Cameron's ability to launch his 6'5", 255-pound frame 37.5" clearly inspired Tom Heckert and Mike Holmgren to take on the one-time BYU basketball player as a project tight end.
After watching the production of Aaron Hernandez and Rob Gronkowski, and to a large extent Watson and Moore in Cleveland, Cameron could easily yet develop into a wise investment.
Expect to see the Browns extensively test Cameron in the preseason in 2012.
Owen Marecic earned notoriety when he scored a touchdown as a fullback 13 seconds before returning an interception for a touchdown from the linebacker position, earning the very rare distinction of scoring from both sides of the ball in a college game.
That two-way tenacity tempted the Browns into investing a fourth-round pick in the fullback.
When Marecic watched a pass bounce from his face mask during a preseason contest with Detroit, the Joe Sixpack sitting three feet over my shoulders echoed everyone's sentiments precisely: "We gave up Vickers for this?"

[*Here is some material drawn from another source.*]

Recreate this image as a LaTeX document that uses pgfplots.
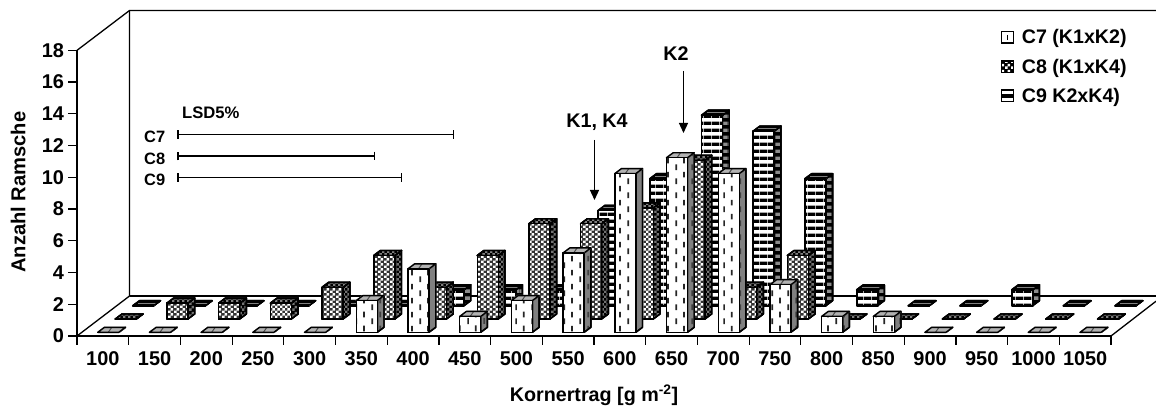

Marecic will live with the high expectations left by his predecessor: Vickers moved on to Houston, where he cleared the way beautifully for Arian Foster and Ben Tate. Dallas recognized Vickers' value, snatching up the powerful lead blocker with a $2.4 million deal over the next two seasons.
The Browns likely drafted Marecic with the desire to diversify the skill set at fullback; they hoped he could bring the nastiness he demonstrated at linebacker to his blocking assignments and that Marecic could provide an athleticism as a receiver and ball-carrier exceeding that of Vickers.
2012 will see a new running back behind Marecic and a new quarterback in front of him; in these new surroundings, the second-year fullback will need to demonstrate his ability to fit within the new offense.
Still, Vickers was a bona fide long-term starter, one of a few on the Browns' roster during the 2010 season. Marecic will have to achieve a similar status in order to reconcile this pick with the alternative.
Buster Skrine arrived in Cleveland with a dependable veteran and a young star featured at his position.
A fifth-round draft pick might find reasons to underachieve or fade into the woodwork.
Not Buster Skrine.
Coming on strong as his opportunities multiplied, Skrine excited coaches, fans and media as a potential long-term Cleveland Brown.
Should Sheldon Brown make the move to safety at any point in the next few seasons, expect Buster to be in the mix competing for a starting cornerback job.
The Browns invested in Skrine's speed in the fifth round. If he can emerge as a legitimate starter, this will go down as one of the absolute steals pulled off by GM Tom Heckert.
At the least, Skrine looks like a capable nickelback—a more than adequate haul in the fifth round.
I suspect GM Tom Heckert acquainted himself with Pinkston while researching Pitt Panther running back Shady McCoy while Heckert was still with the Philadelphia Eagles.
Pinkston filled in at guard in 2012 and performed admirably as the season wore on.
While the Browns' offensive line struggled, Pinkston eventually began to strive between the veteran presences of Alex Mack and Joe Thomas.
Again, the Browns may have found themselves a long-term starter in the fifth round. In 2010, the Browns invested a third-round pick at guard when they selected Shawn Lauvao out of Arizona State.
As the Browns waited for Lauvao to establish himself, Pinkston emerged as a quality rookie, and his consistent improvement made him the surprise of the 2011 draft class.
By Week 7, Eric Hagg found his way onto special teams and by Week 17, found himself recovering a fumble against the Pittsburgh Steelers.
With Mike Adams on his way to Denver, the Browns will expect Hagg to compete with Usama Young at the free-safety spot, though his role will likely involve supporting Young and T.J. Ward at safety while acting as a human missile on special teams.
The sheer odds against a seventh-round pick remaining with the same team as a potential contributor are astounding.
If Hagg even manages to fill in adequately at safety and make some plays on special teams, he blows the expectations of this pick out of the water.